On Thu, Sep 15, 2016 at 1:08 PM, David Coolbear <david at thecoolbears.org> wrote:
For 2.11BSD on the PDP-11, in the stand alone
utilities that are found on
the installation tape, the storage devices are named:
dn(x,y,z) where dn is the mnemonic for the driver, x is the controller
number, y is the unit number and z is the partition on the unit. So the
first partition on the first drive on the first MSCP controller is
ra(0,0,0). It's fairly easy form the install tape to disklabel and mkfs a
drive on a second controller.
Once UNIX is running, things change. The devices in /dev are named ra0 for
the first unit on the first controller, ra1 for the second unit on the
first controller and etc.
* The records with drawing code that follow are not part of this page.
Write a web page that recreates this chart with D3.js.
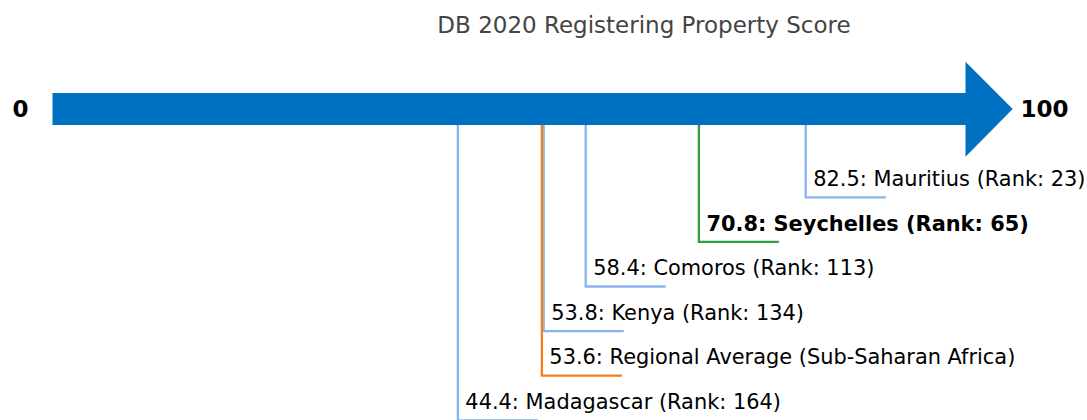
<!DOCTYPE html>
<html>
<head>
<meta charset="utf-8">
<script src="https://cdn.jsdelivr.net/npm/d3@7"></script>
<style>
  html, body { margin: 0; padding: 0; background: #fff; }
  svg { display: block; font-family: "DejaVu Sans", sans-serif; }
</style>
</head>
<body>
<svg id="chart" width="1087" height="420"></svg>
<script>
const title = "DB 2020 Registering Property Score";
const names = ["Mauritius", "Seychelles", "Comoros", "Kenya", "Regional Average (Sub-Saharan Africa)", "Madagascar"];
const scores = [82.5, 70.8, 58.4, 53.8, 53.6, 44.4];
const ranks = [23, 65, 113, 134, null, 164];
const kinds = ["peer", "focus", "peer", "peer", "regional", "peer"];
const domainMin = 0;
const domainMax = 100;

const colors = { peer: "#8ab4f0", focus: "#2ca043", regional: "#f77f14" };

const svg = d3.select("#chart");
const x = d3.scaleLinear().domain([domainMin, domainMax]).range([52.5, 965.5]);
const y = d3.scalePoint().domain(d3.range(names.length)).range([197.3, 420.3]);

const barTop = 93, barBottom = 125, headTop = 61.7, headBottom = 156.7, headLen = 47.2;
const midY = (barTop + barBottom) / 2;

// title
svg.append("text")
  .attr("x", 644).attr("y", 32.5)
  .attr("text-anchor", "middle")
  .attr("font-size", 23)
  .attr("fill", "#444")
  .text(title);

// arrow
const x0 = x(domainMin), x1 = x(domainMax);
svg.append("path")
  .attr("d", `M${x0},${barTop} H${x1} V${headTop} L${x1 + headLen},${midY} L${x1},${headBottom} V${barBottom} H${x0} Z`)
  .attr("fill", "#0070c0");

// end labels
svg.append("text")
  .attr("x", 20.5).attr("y", midY + 8.3)
  .attr("text-anchor", "middle")
  .attr("font-size", 23).attr("font-weight", "bold")
  .text(domainMin);
svg.append("text")
  .attr("x", 1020.5).attr("y", midY + 8.3)
  .attr("font-size", 23).attr("font-weight", "bold")
  .text(domainMax);

// markers
const items = names.map((n, i) => ({ n, s: scores[i], r: ranks[i], k: kinds[i], i }));
const g = svg.selectAll("g.item").data(items).join("g").attr("class", "item");

g.append("path")
  .attr("d", d => `M${x(d.s)},${barBottom} V${y(d.i)} H${x(d.s) + 80}`)
  .attr("fill", "none")
  .attr("stroke", d => colors[d.k])
  .attr("stroke-width", 2.3);

g.append("text")
  .attr("x", d => x(d.s) + 7.5)
  .attr("y", d => y(d.i) - 11.3)
  .attr("font-size", 20.9)
  .attr("font-weight", d => d.k === "focus" ? "bold" : "normal")
  .attr("fill", "#000")
  .text(d => d.r == null ? `${d.s.toFixed(1)}: ${d.n}` : `${d.s.toFixed(1)}: ${d.n} (Rank: ${d.r})`);
</script>
</body>
</html>
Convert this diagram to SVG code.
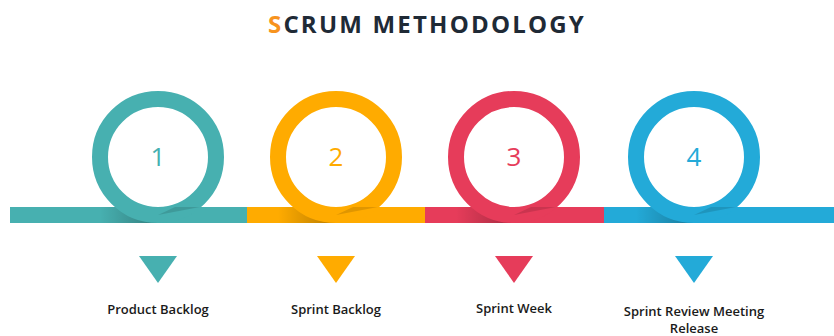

I don't see a way in the naming convention to
identify other controllers.
My question is, what is the device name in /dev for the first drive on the
second controller?
man ra
major device number(s):
raw: 14
block: 5
minor device encoding:
bits 0007 specify partition of RA drive
bits 0070 specify RA drive
bits 0300 specify RA controller
ra{0-7}{a-h} would be the 8 partitions on the 8 drives on the first controller
ra{8-15}{a-h} would be the 8 partitions on the 8 drives on the second controller
ra{16-23}{a-h} would be the 8 partitions on the 8 drives on the third controller
ra{24-31}{a-h} would be the 8 partitions on the 8 drives on the fourth
controller.
ls -l /dev/*ra*
If you don't see the device you need than you can use /dev/MAKEDEV to
create it with the appropriate major and minor device numbers.